▶ **Given task**: Restate the whole listing word for word. Pictures are left out.

▶ **Data lines**:
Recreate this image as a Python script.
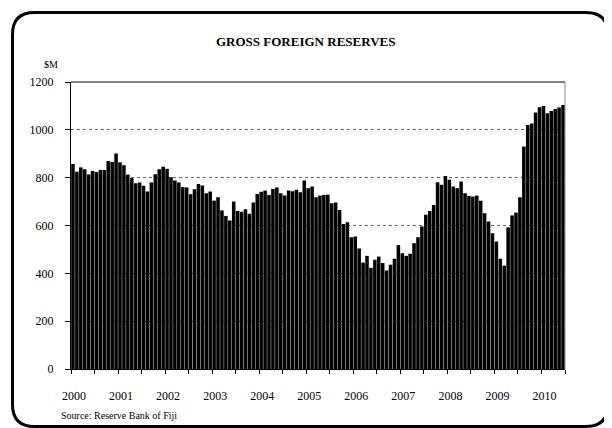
"""
Gross foreign reserves, monthly bars Jan 2000 - Jun 2010 ($M)
"""
import numpy as np, pandas as pd, plotly.graph_objects as go

# ── data ────────────────────────────────────────────────
MONTHS = pd.date_range("2000-01-01", periods=126, freq="MS")
RESERVES = [
    857, 825, 843, 835, 813, 828, 824, 832, 832, 870, 866, 901,   # 2000
    864, 852, 813, 798, 777, 780, 766, 742, 780, 814, 835, 846,   # 2001
    837, 802, 788, 780, 761, 759, 731, 752, 773, 767, 735, 742,   # 2002
    704, 718, 663, 640, 621, 700, 661, 658, 668, 649, 696, 732,   # 2003
    741, 746, 728, 753, 759, 735, 725, 746, 743, 749, 739, 788,   # 2004
    756, 763, 718, 725, 728, 729, 693, 696, 665, 606, 614, 551,   # 2005
    554, 504, 445, 473, 423, 457, 470, 443, 412, 436, 461, 518,   # 2006
    484, 473, 482, 526, 551, 596, 645, 661, 686, 781, 770, 807,   # 2007
    791, 763, 756, 784, 735, 724, 721, 725, 704, 651, 617, 568,   # 2008
    533, 461, 432, 592, 642, 654, 718, 930, 1020, 1027, 1072, 1094,  # 2009
    1100, 1069, 1079, 1087, 1093, 1104,                           # 2010
]
YEARS = [str(y) for y in range(2000, 2011)]
Y_TICKS = [0, 200, 400, 600, 800, 1000, 1200]

# ── geometry ────────────────────────────────────────────
# positions below are read off the reference picture; the page body
# adds an 8px margin, so everything is shifted back by OFF
OFF = 8
W, H = 612 - OFF, 428 - OFF
L, R, T, B = 71 - OFF, 565 - OFF, 82 - OFF, 369 - OFF
SERIF = "Liberation Serif"

def px(x):  # reference pixel x -> paper
    return (x - OFF - L) / (R - L)

def py(y):  # reference pixel y -> paper
    return (B - (y - OFF)) / (B - T)

idx = np.arange(len(RESERVES))          # month slots on a linear axis
half_years = np.arange(0, len(RESERVES) + 1, 6) - 0.5
tick_text = [YEARS[i // 2] if i % 2 == 0 else "" for i in range(len(half_years))]

fig = go.Figure(go.Bar(
    x=idx, y=RESERVES,
    customdata=MONTHS.strftime("%b %Y"),
    marker=dict(color="#000000", line=dict(width=0)),
    hovertemplate="%{customdata}: %{y}<extra></extra>",
))

fig.update_xaxes(
    range=[-0.5, len(RESERVES) - 0.5],
    tickvals=half_years, ticktext=tick_text,
    ticks="outside", ticklen=4, tickcolor="#000",
    ticklabelshift=3, ticklabelstandoff=12,
    showline=True, linecolor="#000", linewidth=1,
    showgrid=False, zeroline=False,
    tickfont=dict(family=SERIF, size=12, color="#000"),
)
fig.update_yaxes(
    range=[0, 1200], tickvals=Y_TICKS,
    ticks="outside", ticklen=5, tickcolor="#000", ticklabelstandoff=9,
    showline=True, linecolor="#000", linewidth=1,
    showgrid=True, gridcolor="#666", griddash="dot", gridwidth=1,
    zeroline=False,
    tickfont=dict(family=SERIF, size=12, color="#000"),
)

# plot frame: top line black, right line grey
fig.add_shape(type="line", xref="paper", yref="paper", x0=0, x1=1, y0=1, y1=1,
              line=dict(color="#000", width=1))
fig.add_shape(type="line", xref="paper", yref="paper", x0=1, x1=1, y0=0, y1=1,
              line=dict(color="#888", width=1))

# outer rounded border
x0, x1, yt, yb, r = px(12.5), px(608), py(12.5), py(426.5), 22
rx, ry = r / (R - L), r / (B - T)
path = (f"M {x0+rx},{yt} L {x1-rx},{yt} Q {x1},{yt} {x1},{yt-ry} "
        f"L {x1},{yb+ry} Q {x1},{yb} {x1-rx},{yb} L {x0+rx},{yb} "
        f"Q {x0},{yb} {x0},{yb+ry} L {x0},{yt-ry} Q {x0},{yt} {x0+rx},{yt} Z")
fig.add_shape(type="path", path=path, xref="paper", yref="paper",
              line=dict(color="#000", width=3), layer="above")

# ── texts ───────────────────────────────────────────────
fig.add_annotation(text="<b>GROSS FOREIGN RESERVES</b>", xref="paper", yref="paper",
                   x=px(305), y=py(41), xanchor="center", yanchor="middle",
                   showarrow=False, font=dict(family=SERIF, size=13, color="#000"))
fig.add_annotation(text="$M", xref="paper", yref="paper",
                   x=px(51), y=py(64), xanchor="center", yanchor="middle",
                   showarrow=False, font=dict(family=SERIF, size=10, color="#000"))
fig.add_annotation(text="Source: Reserve Bank of Fiji", xref="paper", yref="paper",
                   x=px(59), y=py(415), xanchor="left", yanchor="middle",
                   showarrow=False, font=dict(family=SERIF, size=10, color="#000"))

fig.update_layout(
    width=W, height=H,
    margin=dict(l=L, r=W - R, t=T, b=H - B),
    paper_bgcolor="#fff", plot_bgcolor="#fff",
    bargap=0.1, showlegend=False,
)

fig.write_html("out.html")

▶ **Reply**:
Recreate this image as a Python script.
"""
Gross foreign reserves, monthly bars Jan 2000 - Jun 2010 ($M)
"""
import numpy as np, pandas as pd, plotly.graph_objects as go

# ── data ────────────────────────────────────────────────
MONTHS = pd.date_range("2000-01-01", periods=126, freq="MS")
RESERVES = [
    857, 825, 843, 835, 813, 828, 824, 832, 832, 870, 866, 901,   # 2000
    864, 852, 813, 798, 777, 780, 766, 742, 780, 814, 835, 846,   # 2001
    837, 802, 788, 780, 761, 759, 731, 752, 773, 767, 735, 742,   # 2002
    704, 718, 663, 640, 621, 700, 661, 658, 668, 649, 696, 732,   # 2003
    741, 746, 728, 753, 759, 735, 725, 746, 743, 749, 739, 788,   # 2004
    756, 763, 718, 725, 728, 729, 693, 696, 665, 606, 614, 551,   # 2005
    554, 504, 445, 473, 423, 457, 470, 443, 412, 436, 461, 518,   # 2006
    484, 473, 482, 526, 551, 596, 645, 661, 686, 781, 770, 807,   # 2007
    791, 763, 756, 784, 735, 724, 721, 725, 704, 651, 617, 568,   # 2008
    533, 461, 432, 592, 642, 654, 718, 930, 1020, 1027, 1072, 1094,  # 2009
    1100, 1069, 1079, 1087, 1093, 1104,                           # 2010
]
YEARS = [str(y) for y in range(2000, 2011)]
Y_TICKS = [0, 200, 400, 600, 800, 1000, 1200]

# ── geometry ────────────────────────────────────────────
# positions below are read off the reference picture; the page body
# adds an 8px margin, so everything is shifted back by OFF
OFF = 8
W, H = 612 - OFF, 428 - OFF
L, R, T, B = 71 - OFF, 565 - OFF, 82 - OFF, 369 - OFF
SERIF = "Liberation Serif"

def px(x):  # reference pixel x -> paper
    return (x - OFF - L) / (R - L)

def py(y):  # reference pixel y -> paper
    return (B - (y - OFF)) / (B - T)

idx = np.arange(len(RESERVES))          # month slots on a linear axis
half_years = np.arange(0, len(RESERVES) + 1, 6) - 0.5
tick_text = [YEARS[i // 2] if i % 2 == 0 else "" for i in range(len(half_years))]

fig = go.Figure(go.Bar(
    x=idx, y=RESERVES,
    customdata=MONTHS.strftime("%b %Y"),
    marker=dict(color="#000000", line=dict(width=0)),
    hovertemplate="%{customdata}: %{y}<extra></extra>",
))

fig.update_xaxes(
    range=[-0.5, len(RESERVES) - 0.5],
    tickvals=half_years, ticktext=tick_text,
    ticks="outside", ticklen=4, tickcolor="#000",
    ticklabelshift=3, ticklabelstandoff=12,
    showline=True, linecolor="#000", linewidth=1,
    showgrid=False, zeroline=False,
    tickfont=dict(family=SERIF, size=12, color="#000"),
)
fig.update_yaxes(
    range=[0, 1200], tickvals=Y_TICKS,
    ticks="outside", ticklen=5, tickcolor="#000", ticklabelstandoff=9,
    showline=True, linecolor="#000", linewidth=1,
    showgrid=True, gridcolor="#666", griddash="dot", gridwidth=1,
    zeroline=False,
    tickfont=dict(family=SERIF, size=12, color="#000"),
)

# plot frame: top line black, right line grey
fig.add_shape(type="line", xref="paper", yref="paper", x0=0, x1=1, y0=1, y1=1,
              line=dict(color="#000", width=1))
fig.add_shape(type="line", xref="paper", yref="paper", x0=1, x1=1, y0=0, y1=1,
              line=dict(color="#888", width=1))

# outer rounded border
x0, x1, yt, yb, r = px(12.5), px(608), py(12.5), py(426.5), 22
rx, ry = r / (R - L), r / (B - T)
path = (f"M {x0+rx},{yt} L {x1-rx},{yt} Q {x1},{yt} {x1},{yt-ry} "
        f"L {x1},{yb+ry} Q {x1},{yb} {x1-rx},{yb} L {x0+rx},{yb} "
        f"Q {x0},{yb} {x0},{yb+ry} L {x0},{yt-ry} Q {x0},{yt} {x0+rx},{yt} Z")
fig.add_shape(type="path", path=path, xref="paper", yref="paper",
              line=dict(color="#000", width=3), layer="above")

# ── texts ───────────────────────────────────────────────
fig.add_annotation(text="<b>GROSS FOREIGN RESERVES</b>", xref="paper", yref="paper",
                   x=px(305), y=py(41), xanchor="center", yanchor="middle",
                   showarrow=False, font=dict(family=SERIF, size=13, color="#000"))
fig.add_annotation(text="$M", xref="paper", yref="paper",
                   x=px(51), y=py(64), xanchor="center", yanchor="middle",
                   showarrow=False, font=dict(family=SERIF, size=10, color="#000"))
fig.add_annotation(text="Source: Reserve Bank of Fiji", xref="paper", yref="paper",
                   x=px(59), y=py(415), xanchor="left", yanchor="middle",
                   showarrow=False, font=dict(family=SERIF, size=10, color="#000"))

fig.update_layout(
    width=W, height=H,
    margin=dict(l=L, r=W - R, t=T, b=H - B),
    paper_bgcolor="#fff", plot_bgcolor="#fff",
    bargap=0.1, showlegend=False,
)

fig.write_html("out.html")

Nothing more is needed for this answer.